In general, dress codes are not strict. In some areas, women are supposed to wear long-hemmed skirts, but this rule is not strictly applied. In many communities, people do not look each other in the eye while speaking. Younger people are expected to address elders politely. The ability to speak well is a highly admired trait, in both men and women. In some communities, men do not eat with women and children.

Meeting & Greeting

The most common greeting is the handshake. Most people use the right hand. Close friends may embrace, kiss, or offer a friendly back slap. The greeting process can take some time and should never be rushed.

It's best to always greet elders first. It is also customary to bow when introduced to someone who is obviously older or has a more senior position. This is often the case in rural than in urban areas.

Communication Style

Most Angolans want to please others and as a result have a tendency to say what they think the other person wants to hear so it is often difficult to get definite answers to questions, especially if the response would be negative. You may get a ‘yes’ when the answer is actually ‘no’.

A good idea is to ask for specifics so that both sides have the same understanding of what statements mean.

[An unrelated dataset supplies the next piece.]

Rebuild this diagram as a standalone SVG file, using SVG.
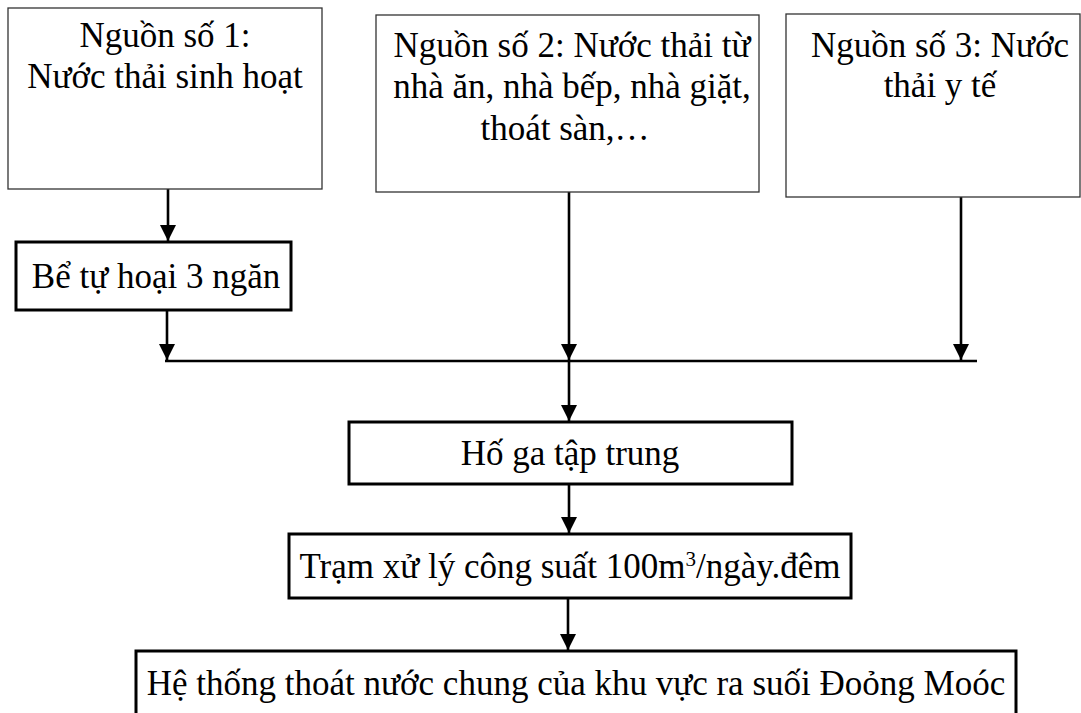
<svg xmlns="http://www.w3.org/2000/svg" width="1081" height="713" viewBox="0 0 1081 713">
<style>
.thin{fill:#fff;stroke:#333;stroke-width:1.3}
.thick{fill:#fff;stroke:#000;stroke-width:3}
.t{font-family:"Liberation Serif","Times New Roman",serif;font-size:35px;fill:#000;text-anchor:middle}
.c{stroke:#000;stroke-width:2.6;fill:none}
</style>
<defs>
<marker id="ah" markerUnits="userSpaceOnUse" markerWidth="16" markerHeight="17" refX="8" refY="16" orient="0" viewBox="0 0 16 17">
<path d="M0,0 L16,0 L8,16 Z" fill="#000"/>
</marker>
</defs>
<g id="connectors">
<line class="c" x1="168" y1="189" x2="168" y2="241" marker-end="url(#ah)"/>
<line class="c" x1="167" y1="310" x2="167" y2="360" marker-end="url(#ah)"/>
<line class="c" x1="569" y1="192" x2="569" y2="360" marker-end="url(#ah)"/>
<line class="c" x1="961" y1="197" x2="961" y2="360" marker-end="url(#ah)"/>
<line class="c" x1="165" y1="361" x2="977" y2="361"/>
<line class="c" x1="569" y1="361" x2="569" y2="421" marker-end="url(#ah)"/>
<line class="c" x1="569" y1="484" x2="569" y2="533" marker-end="url(#ah)"/>
<line class="c" x1="568" y1="598" x2="568" y2="650" marker-end="url(#ah)"/>
</g>
<g id="n1">
<rect class="thin" x="8" y="8" width="314" height="181"/>
<text class="t" x="165" y="47">Nguồn số 1:</text>
<text class="t" x="165" y="88">Nước thải sinh hoạt</text>
</g>
<g id="n2">
<rect class="thin" x="376" y="15" width="383" height="177"/>
<text class="t" x="572" y="57">Nguồn số 2: Nước thải từ</text>
<text class="t" x="572" y="98">nhà ăn, nhà bếp, nhà giặt,</text>
<text class="t" x="565" y="140">thoát sàn,…</text>
</g>
<g id="n3">
<rect class="thin" x="786" y="14" width="294" height="183"/>
<text class="t" x="940" y="57">Nguồn số 3: Nước</text>
<text class="t" x="940" y="97">thải y tế</text>
</g>
<g id="n4">
<rect class="thick" x="16" y="242" width="275" height="68"/>
<text class="t" x="156" y="288">Bể tự hoại 3 ngăn</text>
</g>
<g id="n5">
<rect class="thick" x="349" y="422" width="443" height="62"/>
<text class="t" x="570" y="465">Hố ga tập trung</text>
</g>
<g id="n6">
<rect class="thick" x="289" y="534" width="562" height="64"/>
<text class="t" x="570" y="578">Trạm xử lý công suất 100m<tspan dy="-12" font-size="21">3</tspan><tspan dy="12">/ngày.đêm</tspan></text>
</g>
<g id="n7">
<rect class="thick" x="136" y="651" width="880" height="70"/>
<text class="t" x="576" y="695">Hệ thống thoát nước chung của khu vực ra suối Đoỏng Moóc</text>
</g>
</svg>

In rural areas, women do not tend to look the other person directly in the eye. This tends to be a less pronounced with younger Angolans and in the capital city, Luanda.

Gift Giving Etiquette

If you are invited to an Angolan's home, bringing fruit, flowers, or chocolates to the host is a good idea. A small gift for children is always appreciated. Gifts are not always opened when received.

Dining Etiquette & Table Mannerism

Angolans are extremely hospitable and enjoy entertaining friends and family in their homes. In Luanda, they may also entertain in restaurants or cafés since they have adopted more Western ideas about socialising.

The Angolan approach to entertaining retains much of the Portuguese influence, including the time of dinner invitations which are often 8 pm. Dress as you would in the office. Dressing well demonstrates respect towards your hosts. Shake hands with each guest individually. Try not to discuss business in social situations.

Food is often served from a communal bowl. Use the serving spoons to scoop food from the communal bowl on to your individual bowl.

Hierarchy dictates that the eldest person is the first to take food from the communal plate. If offered the last serving of an item, offer an initial refusal and expect your host to then offer the item a second or third time, in which case you may accept.